Regionally, many arguments focus on the idea that Tibetans will be displaced by the building of the dam. Over one million people were previously displaced by the building of the Three Gorges Dam, and there have been protests in Tibet against another new dam in the past year because its reservoir would submerge a culturally and religiously significant area. The Chinese government has not said how many people would be displaced in this instance.
On top of this, there are major ecological concerns, notably relating to the dam’s position between two tectonic plates.
“As happens in most of the cases of dam constructions, we are also talking about increasing the risk of earthquakes. So even today this is a very seismologically active area, but if you put another dam — especially such a huge vast dam — then you further increase the risk of earthquakes,” Antonina Luszczykiewicz-Mendis, a research fellow of the Central European Institute of Asian Studies in Bratislava, said at Institute for Security and Development Policy’s online event.
Climate Implications
The main argument in favor of this dam is climatological. Hydropower electricity production doesn’t release carbon dioxide into the atmosphere and it negates the use of fossil fuels in the country generating the largest carbon emissions in the world. Once completed, the Motuo Power Station this dam will feed into will have a total installed capacity of 43.8 million kilowatts.
However, these benefits are contested, too.
Hydropower has gone out of fashion in many parts of the world due to the long periods of time projects take to build, the lack of reliability in river flows exacerbated by climate change, and the potential for releasing methane from submerged vegetation in hydropower reservoirs.
On top of these, there are a number of location-specific criticisms of this project’s climate impact.
“When we talk about climate impact, I think we have to take into account building these massive concrete structures does burn fossil fuels, and there’s also a subplot with dams in higher reaches where they might be built on Tibet’s permafrost,” Jones said.
Tibet’s permafrost is thawing and beneath it is a “time bomb of methane which is even more harmful in terms of trapping heat than carbon dioxide,” Jones added. This could be exacerbated by a dam which is why leading Tibetan environmentalists recommend solar power and wind be utilized instead.
Is It Worth It?
Are these trade-offs worth it for that 43.8-million-kilowatt capacity?

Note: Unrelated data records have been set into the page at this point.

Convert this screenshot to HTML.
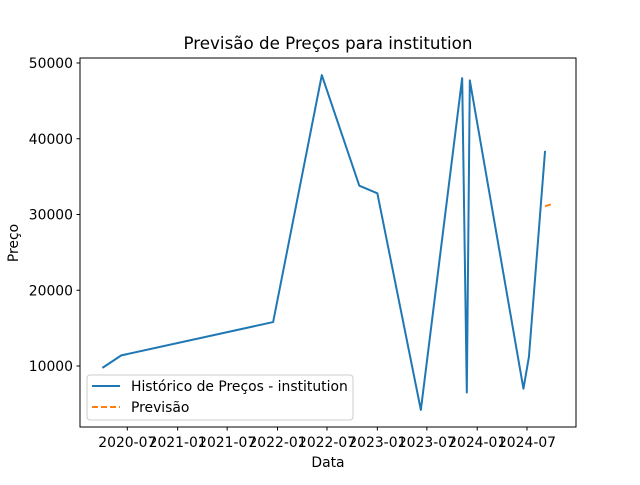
<!DOCTYPE html>
<html><head><meta charset="utf-8"><style>
body{margin:0;background:#fff}
svg{font-family:"DejaVu Sans","Liberation Sans",sans-serif}
</style></head><body>
<svg id="c" width="640" height="480" xmlns="http://www.w3.org/2000/svg">
<rect width="640" height="480" fill="#fff"/>
<text x="328" y="49" font-size="16.7" text-anchor="middle">Previsão de Preços para institution</text>
<text x="0" y="0" font-size="13.9" text-anchor="middle" transform="translate(18,243) rotate(-90)">Preço</text>
<text x="328" y="467" font-size="13.9" text-anchor="middle">Data</text>
<g id="plot"></g>
<rect x="80" y="58" width="496" height="369" fill="none" stroke="#000" stroke-width="1"/>
<g>
<rect x="87" y="375" width="266" height="45" rx="3" fill="#fff" fill-opacity="0.8" stroke="#ccc"/>
<line x1="92" y1="386" x2="120" y2="386" stroke="#1f77b4" stroke-width="2"/>
<text x="131" y="391" font-size="13.9">Histórico de Preços - institution</text>
<line x1="92" y1="407" x2="120" y2="407" stroke="#ff7f0e" stroke-width="2" stroke-dasharray="6,3"/>
<text x="131" y="412" font-size="13.9">Previsão</text>
</g>
</svg>
<script>
const histDates=["2020-04-01","2020-06-09","2021-12-16","2022-06-12","2022-10-27","2023-01-01","2023-06-09","2023-11-07","2023-11-24","2023-12-05","2024-06-18","2024-07-08","2024-09-05"];
const histValues=[9750,11400,15800,48400,33800,32800,4200,48000,6500,47700,7000,11200,38400];
const fcDates=["2024-09-05","2024-10-03"];
const fcValues=[31100,31400];
const yTicks=[10000,20000,30000,40000,50000];
const xTicks=["2020-07","2021-01","2021-07","2022-01","2022-07","2023-01","2023-07","2024-01","2024-07"];
const NS="http://www.w3.org/2000/svg";
const d0=Date.parse("2020-07-01"),d1=Date.parse("2024-07-01");
function xs(d){return 127.3+(Date.parse(d)-d0)/(d1-d0)*(527-127.3);}
function ys(v){return 366-(v-10000)/40000*303;}
const g=document.getElementById("plot");
function mk(t,a){const e=document.createElementNS(NS,t);for(const k in a)e.setAttribute(k,a[k]);g.appendChild(e);return e;}
yTicks.forEach(v=>{const y=ys(v);
 const t=mk("line",{x1:76.5,x2:80,y1:y,y2:y,stroke:"#000"});
 
 
 const l=mk("text",{x:73,y:y+5,"font-size":13.9,"text-anchor":"end"});l.textContent=v;
 
 
});
xTicks.forEach(s=>{const x=xs(s+"-01");
 const t=mk("line",{x1:x,x2:x,y1:427,y2:430.5,stroke:"#000"});
 
 
 const l=mk("text",{x:x,y:447,"font-size":13.9,"text-anchor":"middle"});l.textContent=s;
 
 
});
const hp=mk("polyline",{points:histDates.map((d,i)=>xs(d)+","+ys(histValues[i])).join(" "),fill:"none",stroke:"#1f77b4","stroke-width":2,"stroke-linejoin":"round"});


const fp=mk("polyline",{points:fcDates.map((d,i)=>xs(d)+","+ys(fcValues[i])).join(" "),fill:"none",stroke:"#ff7f0e","stroke-width":2,"stroke-dasharray":"6,3"});


</script>
</body></html>
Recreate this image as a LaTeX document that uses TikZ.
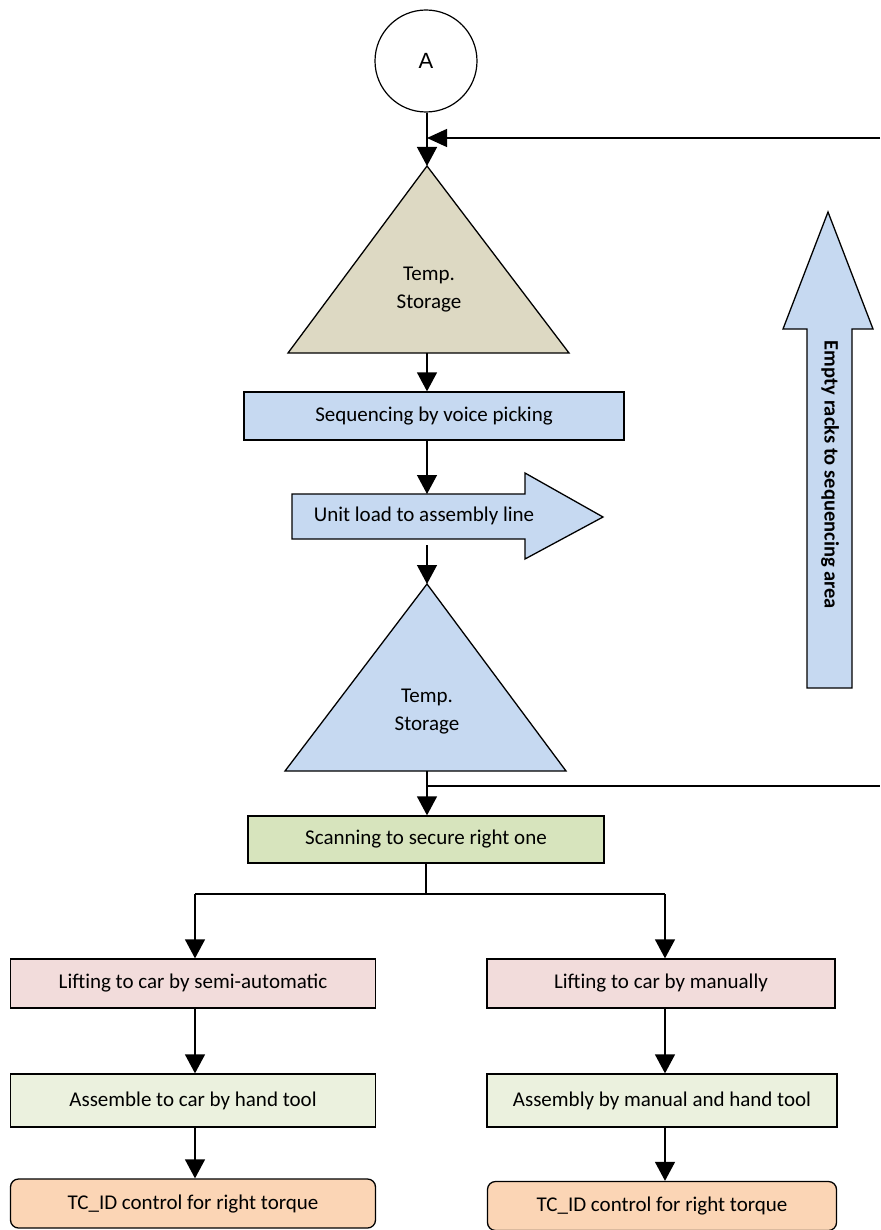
\documentclass[tikz,border=0pt]{standalone}
\usepackage{fontspec}
\setmainfont{Carlito}
\newfontfamily\arialfont{Liberation Sans}
\usetikzlibrary{arrows.meta}

\definecolor{tanfill}{HTML}{DDD9C3}
\definecolor{bluefill}{HTML}{C6D9F1}
\definecolor{scanfill}{HTML}{D7E4BD}
\definecolor{pinkfill}{HTML}{F2DCDB}
\definecolor{mintfill}{HTML}{EBF1DE}
\definecolor{peachfill}{HTML}{FBD5B5}

\begin{document}
\begin{tikzpicture}[x=1pt,y=-1pt,line width=1.3pt,
  flow/.style={-{Triangle[width=20pt,length=19pt]}},
  back/.style={-{Triangle[width=18pt,length=20pt]}},
  label/.style={font=\fontsize{21}{28}\selectfont,align=center,inner sep=0pt},
  box/.style={draw,rectangle,inner sep=0pt,minimum height=48pt,
              font=\fontsize{21}{25}\selectfont},
  shape fill/.style={draw,line join=miter}]
\useasboundingbox (0,0) rectangle (880,1230);

% start connector
\node[draw,circle,minimum size=102pt,inner sep=0pt,line width=1.2pt,
      font=\arialfont\fontsize{22}{26}\selectfont] (A) at (426,61) {A};

% first temporary storage
\coordinate (t1top) at (427,166);
\coordinate (t1base) at (427,353);
\draw[shape fill,fill=tanfill] (t1top) -- (569,353) -- (288,353) -- cycle;
\node[label] (t1text) at (429,290) {Temp.\\Storage};

% sequencing
\node[box,fill=bluefill,minimum width=380pt] (seq) at (434,416) {Sequencing by voice picking};

% unit load block arrow
\coordinate (uatop) at (427,494);
\coordinate (uabot) at (427,545);
\draw[shape fill,fill=bluefill] (292,494) -- (525,494) -- (525,473) -- (603,517)
  -- (525,559) -- (525,539) -- (292,539) -- cycle;
\node[label] (unit) at (424,516) {Unit load to assembly line};

% second temporary storage
\coordinate (t2top) at (427,584);
\coordinate (t2base) at (427,771);
\draw[shape fill,fill=bluefill] (t2top) -- (566,771) -- (285,771) -- cycle;
\node[label] (t2text) at (427,712) {Temp.\\Storage};

% scanning
\node[box,fill=scanfill,minimum width=356pt,minimum height=47pt] (scan) at (426,839.5) {Scanning to secure right one};

% left branch
\node[box,fill=pinkfill,minimum width=365pt,minimum height=49pt] (l1) at (193,983.5) {Lifting to car by semi-automatic};
\node[box,fill=mintfill,minimum width=365pt,minimum height=53pt] (l2) at (193,1100.5) {Assemble to car by hand tool};
\node[box,fill=peachfill,rounded corners=8pt,minimum width=365pt,minimum height=49pt] (l3) at (193,1203.5) {TC\_ID control for right torque};

% right branch
\node[box,fill=pinkfill,minimum width=348pt,minimum height=49pt] (r1) at (661,983.5) {Lifting to car by manually};
\node[box,fill=mintfill,minimum width=350pt,minimum height=53pt] (r2) at (662,1100.5) {Assembly by manual and hand tool};
\node[box,fill=peachfill,rounded corners=8pt,minimum width=349pt,minimum height=49pt] (r3) at (662,1206) {TC\_ID control for right torque};

% empty racks return arrow
\draw[shape fill,fill=bluefill] (828,212) -- (873,329) -- (852,329) -- (852,688)
  -- (807,688) -- (807,329) -- (783,329) -- cycle;
\node[font=\bfseries\fontsize{20.5}{24}\selectfont,rotate=-90,inner sep=0pt] (empty) at (830,475)
  {Empty racks to sequencing area};

% connectors
\coordinate (fbL) at (427,138);
\coordinate (fbR) at (880,138);
\coordinate (j2) at (427,786);
\coordinate (j2R) at (880,786);
\coordinate (split) at (426,894);
\coordinate (splitL) at (195,894);
\coordinate (splitR) at (665,894);

\draw[flow] (A.south -| t1top) -- (t1top);
\draw[back] (fbR) -- (fbL);
\draw[flow] (t1base) -- (t1base |- seq.north);
\draw[flow] (t1base |- seq.south) -- (uatop);
\draw[flow] (uabot) -- (t2top);
\draw (j2) -- (j2R);
\draw[flow] (t2base) -- (t2base |- scan.north);
\draw (scan.south) -- (split);
\draw (splitL) -- (splitR);
\draw[flow] (splitL) -- (splitL |- l1.north);
\draw[flow] (splitR) -- (splitR |- r1.north);
\draw[flow] (splitL |- l1.south) -- (splitL |- l2.north);
\draw[flow] (splitR |- r1.south) -- (splitR |- r2.north);
\draw[flow] (splitL |- l2.south) -- (splitL |- l3.north);
\draw[flow] (splitR |- r2.south) -- (splitR |- r3.north);
\end{tikzpicture}
\end{document}
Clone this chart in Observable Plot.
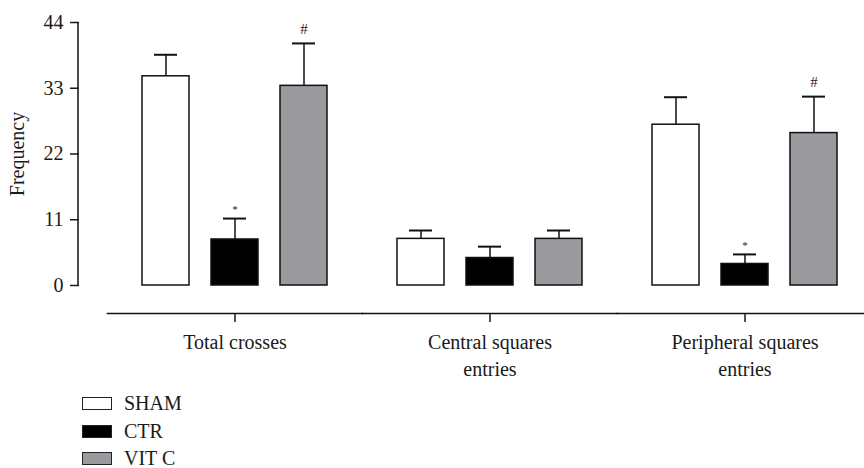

Fan Xiao (範曉), former chief engineer of the Regional Geological Survey Team of the Sichuan Geology and Mineral, believes even that benefit may be overrated.
In a report for Probe International, the high-profile Chinese geologist wrote that “In terms of Tibet’s own energy needs, there is no requirement for constructing mega-hydropower stations in the Yarlung Tsangpo Great Bend.” This alluded to the fact that because its energy-intensive industries aren’t very large, Tibet consumes very little energy.
Fan also downplayed the value of transmitting the electricity elsewhere. “Even when considering the possibility of transmitting electricity from Tibet to other regions (such as eastern China), there are significant challenges related to high transmission costs,” he wrote. “Given that hydropower stations in Sichuan and Yunnan provinces have to release excess water without generating electricity, there appears to be a lack of demand in the electricity market.”
That argument may not address the climatological benefits of actively replacing existing energy supply with carbon free electricity, but it adds to a large list of concerns, and it comes with the suggestion that GDP growth, tax revenues and investment is the primary motive behind the project.
“Fan attributes the desire for tax revenue from hydropower to local governments, i.e transfers from the central government to local,” Jones explained to Domino Theory by email. “In this case, we would be talking about the Tibet Autonomous Region [as beneficiary.]”
At the same time, actors in the hydropower industry likely want contracts for these projects or related services. “Many of these companies in addition to being state-owned have a public spin-off that can attract private, including international, money,” Jones pointed out, suggesting the company responsible for the Medog Hydropower Station, Power Construction Corporation of China, could be one example.
Damned if They Do, Damned if They Don’t?
Put together, this looks like a fierce case against the dam — and the Chinese government’s positioning. But when Domino Theory asked whether China was in a “damned if you do, damned if you don’t” position regarding its attempts to mitigate its carbon emissions, Luszczykiewicz-Mendis said she did not believe so.
“Nobody’s denying the fact that China also needs to tackle or fight its own internal problems,” she said. “What I suppose we would all agree here is the criticism about how China is doing that without any input from the local population … and without sufficient or with no consultations with the international community — particularly when it comes to those downstream countries.”
None of the panelists at the Institute for Security and Development Policy’s online event expressed any real optimism about that dialogue taking place in the current geopolitical climate.